I want to anticipate some of the criticisms that could be made. One could be that people might have given money for one thing that could then be used for anything else, but, of course, that is not true because it will be used by a charity with clearly laid out objectives. To address in part the point made by the hon. Member for Isle of Wight, money for Leicestershire cobbler’s sons would not be spent on horticulture or animals. It would be spent, if possible, on other work with children in Leicestershire, for example.
Mr. Bone: I am not sure why the hon. Lady distinguishes between a large and a small charity. With a small amount of money—less than £5,000—the measure should apply across the board rather than distinctly in favour of a large or medium-sized charity.
Helen Goodman: That would be a more liberal interpretation. I made the distinction because I felt that a large charity would have more scope to shift the money to other similar work than a small charity, where a shift could change the nature of the organisation in toto.
Another point that has since been made to me is that some later clauses, such as clause 41 and those around it, deal with some of the small charity issues. My main objective is to reduce bureaucracy. We spoke about that last week.
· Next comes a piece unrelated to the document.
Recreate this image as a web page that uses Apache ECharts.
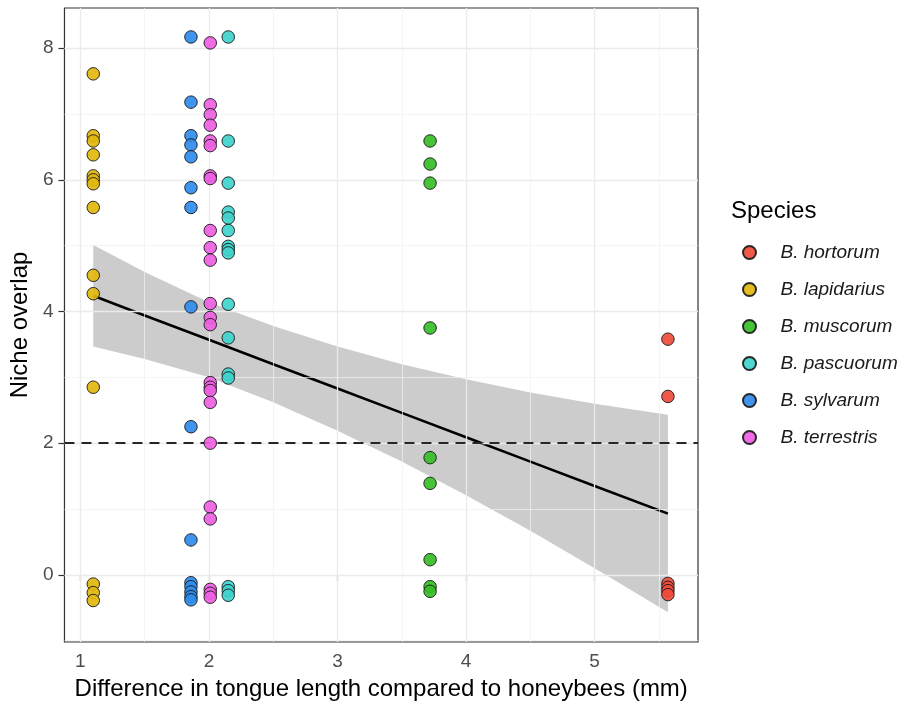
<!DOCTYPE html>
<html><head><meta charset="utf-8">
<script src="https://cdn.jsdelivr.net/npm/echarts@6/dist/echarts.min.js"></script>
<style>html,body{margin:0;padding:0;background:#fff}#c{width:900px;height:706px}</style>
</head><body><div id="c"></div>
<script>
// ---- data ----
const speciesNames = ['B. hortorum', 'B. lapidarius', 'B. muscorum', 'B. pascuorum', 'B. sylvarum', 'B. terrestris'];
const speciesX = [5.57, 1.1, 3.72, 2.15, 1.86, 2.01];
const hortorumY = [3.58, 2.71, -0.13, -0.19, -0.24, -0.30];
const lapidariusY = [7.61, 6.67, 6.59, 6.38, 6.06, 6.00, 5.94, 5.58, 4.55, 4.27, 2.85, -0.14, -0.27, -0.39];
const muscorumY = [6.59, 6.24, 5.95, 3.75, 1.78, 1.39, 0.23, -0.18, -0.25];
const pascuorumY = [8.17, 6.59, 5.95, 5.51, 5.42, 5.23, 4.99, 4.94, 4.89, 4.11, 3.60, 3.05, 2.99, -0.18, -0.24, -0.31];
const sylvarumY = [8.17, 7.18, 6.67, 6.53, 6.35, 5.88, 5.58, 4.07, 2.25, 0.53, -0.12, -0.18, -0.26, -0.33, -0.38];
const terrestrisY = [8.08, 7.14, 6.99, 6.83, 6.59, 6.52, 6.06, 6.02, 5.23, 4.97, 4.78, 4.12, 3.91, 3.80, 2.92, 2.85, 2.80, 2.62, 2.00, 1.03, 0.85, -0.22, -0.28, -0.34];
const speciesY = [hortorumY, lapidariusY, muscorumY, pascuorumY, sylvarumY, terrestrisY];

// linear smooth (fit and 95% band) read at several x positions
const smoothX     = [1.1, 1.5, 2.0, 2.5, 3.0, 3.5, 4.0, 4.5, 5.0, 5.57];
const smoothFit   = [4.24, 3.94, 3.57, 3.20, 2.83, 2.46, 2.09, 1.72, 1.35, 0.93];
const smoothUpper = [5.01, 4.60, 4.14, 3.78, 3.47, 3.20, 2.97, 2.77, 2.60, 2.43];
const smoothLower = [3.47, 3.28, 3.00, 2.62, 2.19, 1.72, 1.21, 0.67, 0.10, -0.57];

const hlineY = 2;
const xTicks = [1, 2, 3, 4, 5];
const yTicks = [0, 2, 4, 6, 8];
const xMinor = [1.5, 2.5, 3.5, 4.5, 5.5];
const yMinor = [-1, 1, 3, 5, 7];
const xRange = [0.876, 5.804];
const yRange = [-1.02, 8.61];

// ---- styles ----
const colors = ['#EE4B3B', '#E2B70E', '#36BE26', '#3FD3CC', '#2F8CEC', '#EE5FE3'];
const FONT = '"Liberation Sans", Arial, sans-serif';

const gridLineData = []
  .concat(xTicks.map(v => ({ xAxis: v })))
  .concat(yTicks.map(v => ({ yAxis: v })))
  .concat(xMinor.map(v => ({ xAxis: v, lineStyle: { width: 0.7, color: '#f0f0f0' } })))
  .concat(yMinor.map(v => ({ yAxis: v, lineStyle: { width: 0.7, color: '#f0f0f0' } })));

const series = [
  {
    type: 'line', data: [], silent: true, z: 0,
    markLine: { symbol: 'none', silent: true, animation: false, label: { show: false },
      lineStyle: { color: '#ebebeb', width: 1.3, type: 'solid' }, data: gridLineData }
  },
  {
    type: 'line', data: [], silent: true, z: 1,
    markLine: { symbol: 'none', silent: true, animation: false, label: { show: false },
      lineStyle: { color: '#262626', width: 2, type: [10, 7] }, data: [{ yAxis: hlineY }] }
  },
  {
    type: 'custom', silent: true, z: 2,
    data: [[smoothX[0], smoothUpper[0]]],
    renderItem: function (params, api) {
      if (params.dataIndex > 0) return null;
      const pts = [];
      for (let i = 0; i < smoothX.length; i++) pts.push(api.coord([smoothX[i], smoothUpper[i]]));
      for (let i = smoothX.length - 1; i >= 0; i--) pts.push(api.coord([smoothX[i], smoothLower[i]]));
      return { type: 'polygon', shape: { points: pts }, style: { fill: 'rgba(153,153,153,0.5)' } };
    }
  },
  {
    type: 'line', silent: true, z: 3, showSymbol: false, symbol: 'none',
    data: smoothX.map((x, i) => [x, smoothFit[i]]),
    lineStyle: { color: '#000', width: 2.6 }
  }
];
speciesNames.forEach((name, k) => {
  series.push({
    name: name, type: 'scatter', z: 5, symbol: 'circle', symbolSize: 12.5,
    data: speciesY[k].map(y => [speciesX[k], y]),
    itemStyle: { color: colors[k], borderColor: '#1a1a1a', borderWidth: 1, opacity: 0.92 }
  });
});

const chart = echarts.init(document.getElementById('c'), null, { renderer: 'canvas' });
chart.setOption({
  animation: false,
  backgroundColor: '#fff',
  title: { text: 'Species', left: 731, top: 199, padding: 0,
    textStyle: { fontSize: 24, fontWeight: 'normal', color: '#000', fontFamily: FONT } },
  legend: {
    orient: 'vertical', left: 742, top: 243, padding: 0,
    itemWidth: 40, itemHeight: 13, itemGap: 18, icon: 'circle',
    data: speciesNames,
    textStyle: { fontSize: 19, lineHeight: 19, fontStyle: 'italic', color: '#1a1a1a', fontFamily: FONT, padding: [0, 0, 0, 6] }
  },
  grid: { left: 60, right: 202, top: 8, bottom: 60.5, show: true, borderColor: '#333', borderWidth: 1.2, backgroundColor: '#fff' },
  xAxis: {
    type: 'value', min: xRange[0], max: xRange[1],
    axisLine: { show: false }, splitLine: { show: false },
    axisTick: { show: true, customValues: xTicks, length: 6, lineStyle: { color: '#333', width: 1.2 } },
    axisLabel: { customValues: xTicks, margin: 10, fontSize: 19, color: '#4d4d4d', fontFamily: FONT },
    name: 'Difference in tongue length compared to honeybees (mm)', nameLocation: 'middle', nameGap: 35,
    nameTextStyle: { fontSize: 24, color: '#000', fontFamily: FONT }
  },
  yAxis: {
    type: 'value', min: yRange[0], max: yRange[1],
    axisLine: { show: false }, splitLine: { show: false },
    axisTick: { show: true, customValues: yTicks, length: 6, lineStyle: { color: '#333', width: 1.2 } },
    axisLabel: { customValues: yTicks, margin: 11, fontSize: 19, color: '#4d4d4d', fontFamily: FONT },
    name: 'Niche overlap', nameLocation: 'middle', nameGap: 28, nameRotate: 90,
    nameTextStyle: { fontSize: 24, color: '#000', fontFamily: FONT }
  },
  series: series
});
</script></body></html>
Rather than giving the Charity Commission a general objective to reduce bureaucracy, what we should have done as we went through the legislation, was to look at particular instances in which we were imposing a bureaucratic burden. We expect trustees to behave in a responsible way. We put various obligations on them and we should treat them like adults. The notion that someone sitting in the Charity Commission 300 miles away, should be second-guessing the ways in which small packets of money are used seems to be totally out of time.
I would like to draw an article to the attention of hon. Members, on the front page of this morning’s Financial Times with the headline, “Call to use dormant bank funds for charity: Treasury backs report on putting millions to use.” The article begins:
“Ambitious plans for a new financial institution to take over and invest the hundreds of millions of pounds lying unclaimed in British bank and building society accounts will be set out tomorrow in a Treasury-sponsored report.”
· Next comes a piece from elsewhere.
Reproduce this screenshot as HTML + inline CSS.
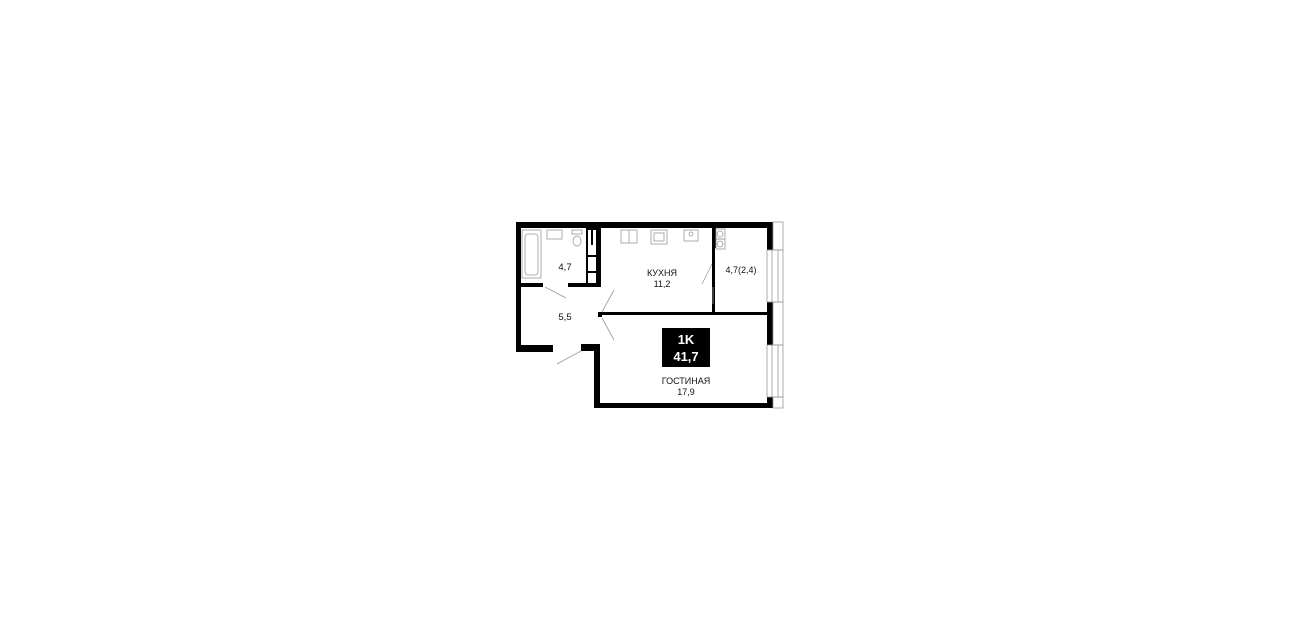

and so it goes on. If the Government are considering transferring money that was never given for any purpose, which totals several hundreds of millions of pounds, we should consider sympathetically shifting small amounts of money within charities and that is the purpose of those amendments.
Martin Horwood: I am extremely sympathetic to the instincts behind those amendments. With some reassurances from the Minister, I would be content to support them. There is the classic example, which applies to large rather than small charities, of tightly drawn emergency appeals.
The rehousing of Bangladeshi flood victims was the classic and often quoted example at Oxfam. It was an enormously popular appeal that raised huge amounts of money across a number of different charitable organisations both in the UK and internationally. In due course, all the victims were rehoused, but millions of pounds remained for that specific purpose. The charities were in the ludicrous position of having to wait for another flood to be able to apply those funds. It is not clear that the existing legislation, which refers to matters such as social and economic circumstances, allows those emergency charities to have that let-out. Therefore, the hon. Lady’s amendment may be necessary.
Edward Miliband: I will deal with my hon. Friend’s amendment in my remarks. Briefly, clause 17 is designed precisely to respond to the circumstances that the hon. Gentleman raised in which cy-près can be applied to gifts made in response to certain solicitations. Therefore, it marks significant progress in relation to the specific case that he raised and the worries that he has. I hope that he recognises that.
Martin Horwood: I am grateful for the Minister’s intervention, and my subsequent amendments also relate to clause 17. However, I am not entirely sure that he is quite right. The principle of cy-près would still require the deviation from the original charity purpose under current law to be reasonably close.
If the appeal had specifically mentioned a particular country, it would have been difficult for that appeal money to be directed to another country, which would have been necessary in the Bangladesh case. Therefore, the Minister should look kindly on the amendment because it addresses a dimension of flexibility that is desirable in law and that would not otherwise be there.
My only reservation with the hon. Lady’s amendments is that we need to tread carefully—with respect to both small charities as well as large ones—to preserve donors’ as well as charities’ rights. It is important that donors are confident that their donations are applied to the purposes for which they give them. If a charity chooses to invite donations to what is in effect a restricted fund, it is important that there is a general legal principle that is reasonably easy to enforce and that will apply those funds to such purposes. Otherwise, charities will be able to spend money willy-nilly on different matters.
I am seeking reassurance from the Minister that none of the hon. Lady’s amendments or any amendments that he might introduce expressing the same ambitions will give too much scope to charities or undermine the principle of cy-près. It is important, and it must be protected. I hope that he will address that worry in my remarks. Otherwise, I am extremely sympathetic to the hon. Lady’s amendments.
My amendments in this group are Nos. 101 and 100. Amendment No. 101 would apply to the statement that must be made by the fundraiser at the moment of solicitation. One can imagine an example of a fundraiser, planning hopefully for a meeting with Bill Gates or some other major donor, who has read the measure that requires the solicitation to be
“accompanied by a statement to the effect that property given in response to it will, in the event of those purposes failing, be applicable cy-près as if given for charitable purposes generally, unless the donor makes a relevant declaration at the time of making the gift.”
The fundraiser panics slightly, because he is not quite sure what that means. He seeks advice from a lawyer who tells him that, to be safe, he must hand an even more convoluted declaration to Bill Gates during the meeting to ensure that he is covered under the Act in case the charity needs to apply for donations cy-près at some later stage. He might also take advice from a fundraising consultant such as Lord Levy, who might encourage him to make a loan instead of a gift to get around difficult regulations, although that might be a mischievous suggestion. In any case, there is a need for greater simplicity in clause 17, and that is what amendment No. 101 seeks to create.